* THE REQUEST:
Please transcribe the listing below in full and word for word, without its pictures.

========================

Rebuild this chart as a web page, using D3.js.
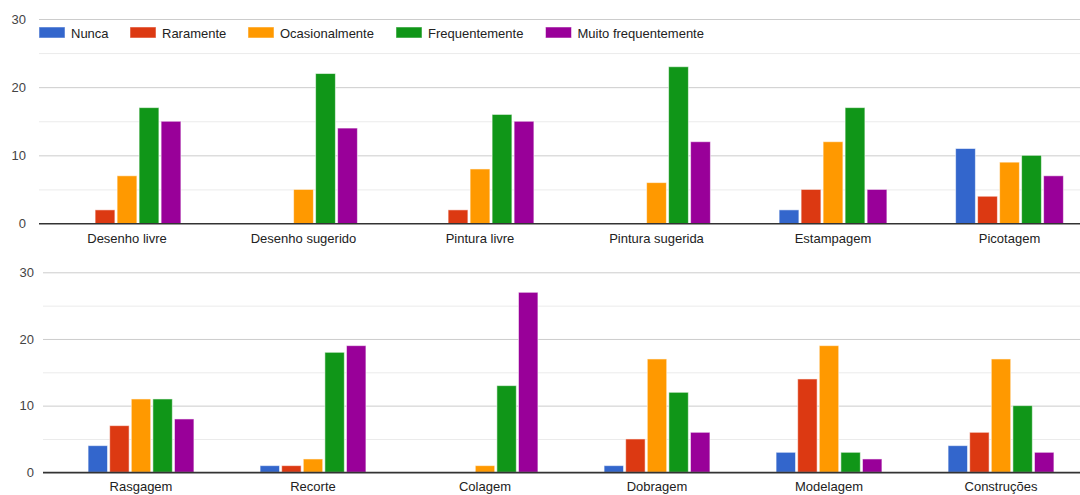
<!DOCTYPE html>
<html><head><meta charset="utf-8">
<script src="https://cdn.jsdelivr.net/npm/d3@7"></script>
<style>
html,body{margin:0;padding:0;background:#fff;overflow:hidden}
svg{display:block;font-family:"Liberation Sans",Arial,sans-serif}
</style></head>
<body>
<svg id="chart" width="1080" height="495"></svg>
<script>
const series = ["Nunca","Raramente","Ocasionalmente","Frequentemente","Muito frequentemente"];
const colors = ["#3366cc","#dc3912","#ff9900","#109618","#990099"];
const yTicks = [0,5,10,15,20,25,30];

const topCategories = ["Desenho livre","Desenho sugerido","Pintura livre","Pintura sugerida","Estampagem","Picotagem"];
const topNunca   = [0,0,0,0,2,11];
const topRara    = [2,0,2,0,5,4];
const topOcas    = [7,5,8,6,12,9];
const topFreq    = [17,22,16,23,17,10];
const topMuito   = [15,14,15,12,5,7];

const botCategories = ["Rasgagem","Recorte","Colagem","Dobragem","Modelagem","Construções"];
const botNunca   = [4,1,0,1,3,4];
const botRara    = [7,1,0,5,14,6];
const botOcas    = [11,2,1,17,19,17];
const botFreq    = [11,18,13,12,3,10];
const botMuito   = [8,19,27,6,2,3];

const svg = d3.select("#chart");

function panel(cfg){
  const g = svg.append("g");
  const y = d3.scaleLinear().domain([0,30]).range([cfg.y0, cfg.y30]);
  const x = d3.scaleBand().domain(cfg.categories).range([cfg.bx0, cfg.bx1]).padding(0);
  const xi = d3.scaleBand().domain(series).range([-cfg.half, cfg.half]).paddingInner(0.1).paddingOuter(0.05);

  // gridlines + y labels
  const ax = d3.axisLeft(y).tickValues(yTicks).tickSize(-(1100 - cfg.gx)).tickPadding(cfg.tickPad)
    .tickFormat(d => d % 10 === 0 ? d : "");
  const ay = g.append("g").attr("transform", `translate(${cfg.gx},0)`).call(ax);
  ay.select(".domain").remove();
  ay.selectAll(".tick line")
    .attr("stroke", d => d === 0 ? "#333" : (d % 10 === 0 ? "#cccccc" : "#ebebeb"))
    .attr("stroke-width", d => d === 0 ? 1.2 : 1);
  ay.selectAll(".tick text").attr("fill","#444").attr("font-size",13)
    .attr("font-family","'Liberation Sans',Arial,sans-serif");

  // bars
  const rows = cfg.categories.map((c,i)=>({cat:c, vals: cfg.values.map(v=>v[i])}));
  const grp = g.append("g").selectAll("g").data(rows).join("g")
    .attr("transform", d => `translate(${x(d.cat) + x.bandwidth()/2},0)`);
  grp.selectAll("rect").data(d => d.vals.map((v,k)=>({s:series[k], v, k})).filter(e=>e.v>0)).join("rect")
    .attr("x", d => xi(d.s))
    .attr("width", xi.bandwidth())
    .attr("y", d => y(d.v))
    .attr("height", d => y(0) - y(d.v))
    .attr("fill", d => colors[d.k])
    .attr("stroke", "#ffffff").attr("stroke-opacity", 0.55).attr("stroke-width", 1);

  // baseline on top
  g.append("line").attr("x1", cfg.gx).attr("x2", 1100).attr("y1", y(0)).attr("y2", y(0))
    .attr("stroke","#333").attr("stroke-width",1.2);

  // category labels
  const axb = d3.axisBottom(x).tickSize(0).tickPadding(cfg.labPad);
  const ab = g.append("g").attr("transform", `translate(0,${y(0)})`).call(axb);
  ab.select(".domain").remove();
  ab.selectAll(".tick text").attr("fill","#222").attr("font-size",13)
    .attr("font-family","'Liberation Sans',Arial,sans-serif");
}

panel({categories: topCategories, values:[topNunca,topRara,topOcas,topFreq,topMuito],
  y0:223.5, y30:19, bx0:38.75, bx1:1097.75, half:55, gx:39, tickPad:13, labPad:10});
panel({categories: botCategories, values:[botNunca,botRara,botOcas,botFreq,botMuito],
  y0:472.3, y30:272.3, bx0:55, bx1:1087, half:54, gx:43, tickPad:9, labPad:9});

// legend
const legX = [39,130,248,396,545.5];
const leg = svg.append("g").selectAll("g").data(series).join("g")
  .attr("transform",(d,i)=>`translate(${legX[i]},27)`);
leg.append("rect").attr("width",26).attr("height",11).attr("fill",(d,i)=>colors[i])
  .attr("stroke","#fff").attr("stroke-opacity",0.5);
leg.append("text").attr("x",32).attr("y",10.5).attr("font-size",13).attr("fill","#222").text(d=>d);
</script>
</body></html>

========================

* SOLUTION TO THIS TASK:
Rebuild this chart as a web page, using D3.js.
<!DOCTYPE html>
<html><head><meta charset="utf-8">
<script src="https://cdn.jsdelivr.net/npm/d3@7"></script>
<style>
html,body{margin:0;padding:0;background:#fff;overflow:hidden}
svg{display:block;font-family:"Liberation Sans",Arial,sans-serif}
</style></head>
<body>
<svg id="chart" width="1080" height="495"></svg>
<script>
const series = ["Nunca","Raramente","Ocasionalmente","Frequentemente","Muito frequentemente"];
const colors = ["#3366cc","#dc3912","#ff9900","#109618","#990099"];
const yTicks = [0,5,10,15,20,25,30];

const topCategories = ["Desenho livre","Desenho sugerido","Pintura livre","Pintura sugerida","Estampagem","Picotagem"];
const topNunca   = [0,0,0,0,2,11];
const topRara    = [2,0,2,0,5,4];
const topOcas    = [7,5,8,6,12,9];
const topFreq    = [17,22,16,23,17,10];
const topMuito   = [15,14,15,12,5,7];

const botCategories = ["Rasgagem","Recorte","Colagem","Dobragem","Modelagem","Construções"];
const botNunca   = [4,1,0,1,3,4];
const botRara    = [7,1,0,5,14,6];
const botOcas    = [11,2,1,17,19,17];
const botFreq    = [11,18,13,12,3,10];
const botMuito   = [8,19,27,6,2,3];

const svg = d3.select("#chart");

function panel(cfg){
  const g = svg.append("g");
  const y = d3.scaleLinear().domain([0,30]).range([cfg.y0, cfg.y30]);
  const x = d3.scaleBand().domain(cfg.categories).range([cfg.bx0, cfg.bx1]).padding(0);
  const xi = d3.scaleBand().domain(series).range([-cfg.half, cfg.half]).paddingInner(0.1).paddingOuter(0.05);

  // gridlines + y labels
  const ax = d3.axisLeft(y).tickValues(yTicks).tickSize(-(1100 - cfg.gx)).tickPadding(cfg.tickPad)
    .tickFormat(d => d % 10 === 0 ? d : "");
  const ay = g.append("g").attr("transform", `translate(${cfg.gx},0)`).call(ax);
  ay.select(".domain").remove();
  ay.selectAll(".tick line")
    .attr("stroke", d => d === 0 ? "#333" : (d % 10 === 0 ? "#cccccc" : "#ebebeb"))
    .attr("stroke-width", d => d === 0 ? 1.2 : 1);
  ay.selectAll(".tick text").attr("fill","#444").attr("font-size",13)
    .attr("font-family","'Liberation Sans',Arial,sans-serif");

  // bars
  const rows = cfg.categories.map((c,i)=>({cat:c, vals: cfg.values.map(v=>v[i])}));
  const grp = g.append("g").selectAll("g").data(rows).join("g")
    .attr("transform", d => `translate(${x(d.cat) + x.bandwidth()/2},0)`);
  grp.selectAll("rect").data(d => d.vals.map((v,k)=>({s:series[k], v, k})).filter(e=>e.v>0)).join("rect")
    .attr("x", d => xi(d.s))
    .attr("width", xi.bandwidth())
    .attr("y", d => y(d.v))
    .attr("height", d => y(0) - y(d.v))
    .attr("fill", d => colors[d.k])
    .attr("stroke", "#ffffff").attr("stroke-opacity", 0.55).attr("stroke-width", 1);

  // baseline on top
  g.append("line").attr("x1", cfg.gx).attr("x2", 1100).attr("y1", y(0)).attr("y2", y(0))
    .attr("stroke","#333").attr("stroke-width",1.2);

  // category labels
  const axb = d3.axisBottom(x).tickSize(0).tickPadding(cfg.labPad);
  const ab = g.append("g").attr("transform", `translate(0,${y(0)})`).call(axb);
  ab.select(".domain").remove();
  ab.selectAll(".tick text").attr("fill","#222").attr("font-size",13)
    .attr("font-family","'Liberation Sans',Arial,sans-serif");
}

panel({categories: topCategories, values:[topNunca,topRara,topOcas,topFreq,topMuito],
  y0:223.5, y30:19, bx0:38.75, bx1:1097.75, half:55, gx:39, tickPad:13, labPad:10});
panel({categories: botCategories, values:[botNunca,botRara,botOcas,botFreq,botMuito],
  y0:472.3, y30:272.3, bx0:55, bx1:1087, half:54, gx:43, tickPad:9, labPad:9});

// legend
const legX = [39,130,248,396,545.5];
const leg = svg.append("g").selectAll("g").data(series).join("g")
  .attr("transform",(d,i)=>`translate(${legX[i]},27)`);
leg.append("rect").attr("width",26).attr("height",11).attr("fill",(d,i)=>colors[i])
  .attr("stroke","#fff").attr("stroke-opacity",0.5);
leg.append("text").attr("x",32).attr("y",10.5).attr("font-size",13).attr("fill","#222").text(d=>d);
</script>
</body></html>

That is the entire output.